Ope IF
- Full name: Ope Idrottsförening
- Founded: 1922
- Ground: Torvallens IP and Jämtkraft Arena Östersund Sweden
- Chairman: Christer Engnér
- Head coach: Leif Widegren
- League: Division 4 Jämtland Härjedalen
- 2009: Division 4 Jämtland/Härjedalen, 2nd (Promoted)
| Home colours |

= Ope IF =

Swedish football club

Ope IF is a Swedish football club located in Ope near Östersund in Jämtland.

==Background==
Ope Idrottsförening is a sports club near Östersund that was founded on 30 January 1922. Football is the main activity today but in the past the club has also specialised in Nordic skiing, bandy and gymnastics. The bandy department was made its own club in 1974, called Östersunds BS.

Since their foundation Ope IF has participated mainly in the upper and middle divisions of the Swedish football league system. The club's heyday was in the 1970s and the first half of the 1980s when they played in Division 2, which at that time was the second tier of Swedish football. In 1993 the club played one season in Division 1, which also represented second-tier football at that time.

In 1996/1997 the Ope IF, IFK Östersund, Ostersund / Torvalla FF clubs decided to work together on a joint venture to establish an elite new football club named Östersunds FK. Ope IF gave their place in the league Div 2 Norrland to Östersunds FK. Ostersund / Torvalla FF withdrew from the league in Division 4 and transferred their place to Ope IF. On occasions Ope IF has since played up to Division 3 in the same section as IFK Östersund.

In 2010 the Ope IF played in Division 3 Mellersta Norrland which is the fifth tier of Swedish football. They finished in a relegation position and therefore in 2011 will participate in Division 4. They play their home matches at the Torvallens IP to the south of Östersund, near the village of Ope.

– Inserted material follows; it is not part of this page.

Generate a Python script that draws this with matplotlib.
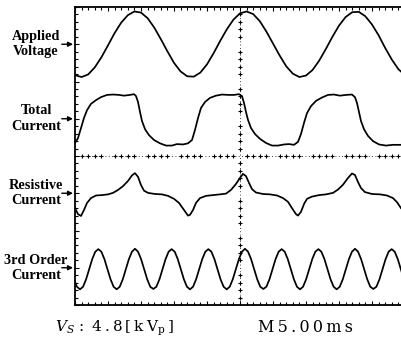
"""Scope capture: applied voltage and current components."""

import matplotlib.pyplot as plt
import numpy as np
from matplotlib.ticker import MultipleLocator

# time in ms (5 ms/div), trace values in divisions relative to the ground marker
volt_t = np.arange(0.0, 51.0, 1.0)
volt = [-0.83, -0.88, -0.81, -0.62, -0.35, -0.03, 0.30, 0.58, 0.78, 0.88,
        0.85, 0.70, 0.45, 0.14, -0.19, -0.50, -0.73, -0.86, -0.87, -0.76,
        -0.54, -0.24, 0.09, 0.40, 0.66, 0.83, 0.88, 0.81, 0.62, 0.34,
        0.02, -0.30, -0.59, -0.79, -0.88, -0.84, -0.69, -0.44, -0.13, 0.20,
        0.50, 0.73, 0.86, 0.87, 0.75, 0.53, 0.24, -0.10, -0.41, -0.67, -0.83]

total_t = [0.0, 0.45, 0.91, 1.36, 1.82, 2.42, 3.18, 3.94, 4.85, 5.76,
           6.67, 7.42, 8.33, 8.94, 9.24, 9.55, 9.85, 10.15, 10.61, 11.21,
           11.97, 12.88, 13.79, 14.70, 15.45, 16.36, 17.12, 17.73, 18.18, 18.64,
           19.09, 19.70, 20.45, 21.36, 22.27, 23.18, 24.09, 24.85, 25.30, 25.61,
           25.91, 26.21, 26.67, 27.27, 28.03, 28.94, 29.85, 30.76, 31.67, 32.42,
           33.18, 33.79, 34.24, 34.70, 35.15, 35.76, 36.52, 37.42, 38.33, 39.24,
           40.15, 41.06, 41.97, 42.42, 42.73, 43.03, 43.33, 43.79, 44.39, 45.15,
           46.06, 47.12, 48.18, 49.39]
total = [-0.65, -0.52, -0.25, 0.02, 0.23, 0.40, 0.50, 0.58, 0.64, 0.65,
         0.64, 0.62, 0.64, 0.66, 0.61, 0.45, 0.18, -0.06, -0.28, -0.44,
         -0.57, -0.66, -0.72, -0.72, -0.68, -0.69, -0.66, -0.57, -0.30, 0.02,
         0.29, 0.45, 0.56, 0.62, 0.65, 0.64, 0.64, 0.66, 0.61, 0.42,
         0.18, -0.03, -0.25, -0.41, -0.54, -0.65, -0.72, -0.72, -0.69, -0.68,
         -0.70, -0.62, -0.41, -0.11, 0.15, 0.34, 0.48, 0.57, 0.64, 0.65,
         0.62, 0.64, 0.65, 0.58, 0.42, 0.18, -0.06, -0.28, -0.46, -0.60,
         -0.69, -0.72, -0.70, -0.70]

resist_t = [0.0, 0.45, 0.91, 1.36, 1.82, 2.42, 3.18, 4.09, 5.0, 5.76,
            6.52, 7.27, 8.03, 8.64, 9.09, 9.55, 10.0, 10.45, 11.06, 12.12,
            13.18, 14.09, 15.0, 15.76, 16.52, 17.12, 17.42, 17.88, 18.33, 18.94,
            19.85, 20.91, 21.97, 22.88, 23.64, 24.39, 25.0, 25.45, 25.91, 26.36,
            26.82, 27.42, 28.48, 29.55, 30.61, 31.52, 32.27, 32.88, 33.48, 33.79,
            34.24, 34.70, 35.15, 35.91, 36.97, 38.03, 39.09, 39.85, 40.61, 41.36,
            41.97, 42.42, 42.88, 43.33, 43.94, 45.0, 46.21, 47.27, 48.18, 48.79,
            49.39]
resist = [-0.40, -0.56, -0.61, -0.45, -0.26, -0.13, -0.06, -0.05, -0.03, 0.01,
          0.09, 0.19, 0.33, 0.48, 0.54, 0.44, 0.22, 0.07, 0.01, -0.02,
          -0.03, -0.07, -0.15, -0.26, -0.45, -0.60, -0.58, -0.45, -0.26, -0.13,
          -0.07, -0.05, -0.03, -0.01, 0.09, 0.25, 0.41, 0.52, 0.46, 0.28,
          0.11, 0.02, -0.02, -0.03, -0.06, -0.13, -0.23, -0.40, -0.56, -0.60,
          -0.50, -0.29, -0.15, -0.09, -0.05, -0.03, 0.01, 0.10, 0.23, 0.41,
          0.53, 0.49, 0.30, 0.14, 0.03, -0.02, -0.03, -0.06, -0.13, -0.24,
          -0.40]

# 3rd order current, sampled every 0.463 ms from -0.17 ms
third_t0 = -0.17
third_dt = 0.463
third = [-0.31, -0.51,
         -0.58, -0.51, -0.31, -0.04, 0.23, 0.43, 0.50, 0.43, 0.23, -0.04, -0.31, -0.51,
         -0.58, -0.51, -0.31, -0.04, 0.23, 0.43, 0.51, 0.43, 0.23, -0.04, -0.31, -0.51,
         -0.57, -0.51, -0.31, -0.04, 0.23, 0.43, 0.50, 0.43, 0.23, -0.04, -0.31, -0.51,
         -0.58, -0.51, -0.31, -0.04, 0.23, 0.43, 0.50, 0.43, 0.23, -0.04, -0.31, -0.51,
         -0.58, -0.51, -0.31, -0.04, 0.23, 0.43, 0.51, 0.43, 0.23, -0.04, -0.31, -0.51,
         -0.57, -0.51, -0.31, -0.04, 0.23, 0.43, 0.50, 0.43, 0.23, -0.04, -0.31, -0.51,
         -0.58, -0.51, -0.31, -0.04, 0.23, 0.43, 0.50, 0.43, 0.23, -0.04, -0.31, -0.51,
         -0.58, -0.51, -0.31, -0.04, 0.23, 0.43, 0.51, 0.43, 0.23, -0.04, -0.31, -0.51,
         -0.57, -0.51, -0.31, -0.04, 0.23, 0.43, 0.50, 0.43, 0.23, -0.04, -0.31, -0.51]
third_t = third_t0 + third_dt * np.arange(len(third))

labels = ["Applied\nVoltage", "Total\nCurrent", "Resistive\nCurrent",
          "3rd Order\nCurrent"]
offsets = [7, 5, 3, 1]

W, H = 401, 348
fig = plt.figure(figsize=(W / 100, H / 100), dpi=100)
ax = fig.add_axes([75 / W, 1 - 305 / H, 330 / W, 298 / H])
ax.set_xlim(0, 50)
ax.set_ylim(0, 8)

for spine in ax.spines.values():
    spine.set_linewidth(1.3)

ax.xaxis.set_major_locator(MultipleLocator(5))
ax.xaxis.set_minor_locator(MultipleLocator(1))
ax.yaxis.set_major_locator(MultipleLocator(1))
ax.yaxis.set_minor_locator(MultipleLocator(0.2))
ax.tick_params(which="both", direction="in", top=True, right=True,
               labelbottom=False, labelleft=False, width=0.8)
ax.tick_params(which="major", length=3)
ax.tick_params(which="minor", length=2)

# centre graticule with minor crosses
ax.axvline(25, color="k", lw=0.6, ls=(0, (1, 3)))
ax.axhline(4, color="k", lw=0.6, ls=(0, (1, 3)))
gx = [x for x in range(1, 50) if x % 5]
gy = [y / 5 for y in range(1, 40) if y % 5]
ax.plot(gx, [4] * len(gx), "+", color="k", ms=3.5, mew=0.8)
ax.plot([25] * len(gy), gy, "+", color="k", ms=3.5, mew=0.8)

traces = [(volt_t, volt), (total_t, total), (resist_t, resist),
          (third_t, third)]
for (t, v), off, lab in zip(traces, offsets, labels):
    ax.plot(t, np.asarray(v) + off, color="k", lw=1.25)
    ax.annotate("", xy=(-0.006, off), xycoords=("axes fraction", "data"),
                xytext=(-0.04, off), textcoords=("axes fraction", "data"),
                arrowprops=dict(arrowstyle="-|>", color="k", lw=1.0,
                                mutation_scale=7, shrinkA=0, shrinkB=0))
    ax.text(-0.118, off, lab, transform=ax.get_yaxis_transform(),
            ha="center", va="center", family="Liberation Serif",
            weight="bold", fontsize=10.3, linespacing=1.25)

plt.rcParams["mathtext.fontset"] = "dejavuserif"
sp = "\u2009"
fig.text(55 / W, 1 - 328 / H,
         r"$V_S$ : " + sp + sp.join("4.8[k") + sp + r"V$_\mathrm{p}$" + sp + "]",
         family="DejaVu Serif", fontsize=11, ha="left", va="center")
fig.text(258 / W, 1 - 328 / H, sp.join("M5.00ms"), family="DejaVu Serif",
         fontsize=11.5, ha="left", va="center")

fig.savefig("out.png", dpi=100)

Matches have also been played at the Jämtkraft Arena in Östersund.

Ope IF are affiliated to the Jämtland-Härjedalens FF.

==Season to season==

| Season | Level | Division | Section | Position | Movements |
|---|---|---|---|---|---|
| 1993 | Tier 2 | Division 1 | Norra | 12th | Relegated |
| 1994 | Tier 3 | Division 2 | Norrland | 4th |  |
| 1995 | Tier 3 | Division 2 | Norrland | 3rd |  |
| 1996 | Tier 3 | Division 2 | Norrland | 3rd |  |
| 1997 | Tier 5 | Division 4 | Jämtland/Härjedalen | 6th | Ope IF/ÖTFF |
| 1998 | Tier 5 | Division 4 | Jämtland/Härjedalen | 1st | Promoted |
| 1999 | Tier 4 | Division 3 | Mellersta Norrland | 10th | Relegated |
| 2000 | Tier 5 | Division 4 | Jämtland/Härjedalen | 2nd | Promotion Playoffs |
| 2001 | Tier 5 | Division 4 | Jämtland/Härjedalen | 2nd | Promotion Playoffs |
| 2002 | Tier 5 | Division 4 | Jämtland/Härjedalen | 7th |  |
| 2003 | Tier 5 | Division 4 | Jämtland/Härjedalen | 1st | Promoted |
| 2004 | Tier 4 | Division 3 | Mellersta Norrland | 8th |  |
| 2005 | Tier 4 | Division 3 | Mellersta Norrland | 7th |  |
| 2006* | Tier 5 | Division 3 | Mellersta Norrland | 7th |  |
| 2007 | Tier 5 | Division 3 | Mellersta Norrland | 11th | Relegated |
| 2008 | Tier 6 | Division 4 | Jämtland/Härjedalen | 4th |  |
| 2009 | Tier 6 | Division 4 | Jämtland/Härjedalen | 2nd | Promoted |
| 2010 | Tier 5 | Division 3 | Mellersta Norrland | 11th | Relegated |

- League restructuring in 2006 resulted in a new division being created at Tier 3 and subsequent divisions dropping a level.

==Attendances==

In recent seasons Ope IF have had the following average attendances:

| Season | Average attendance | Division / Section | Level |
|---|---|---|---|
| 2005 | 134 | Div 3 Mellersta Norrland | Tier 4 |
| 2006 | 150 | Div 3 Mellersta Norrland | Tier 5 |
| 2007 | 130 | Div 3 Mellersta Norrland | Tier 5 |
| 2008 | Not available | Div 4 Jämtland/Härjedalen | Tier 6 |
| 2009 | Not available | Div 4 Jämtland/Härjedalen | Tier 6 |
| 2010 | 199 | Div 3 Mellersta Norrland | Tier 5 |

- Attendances are provided in the Publikliga sections of the Svenska Fotbollförbundet website.

In 1972 Ope played Manchester City in a friendly at Hofvallen in front of 5,500 spectators. In 2010 there were 679 spectators at the derby match with IFK Östersund.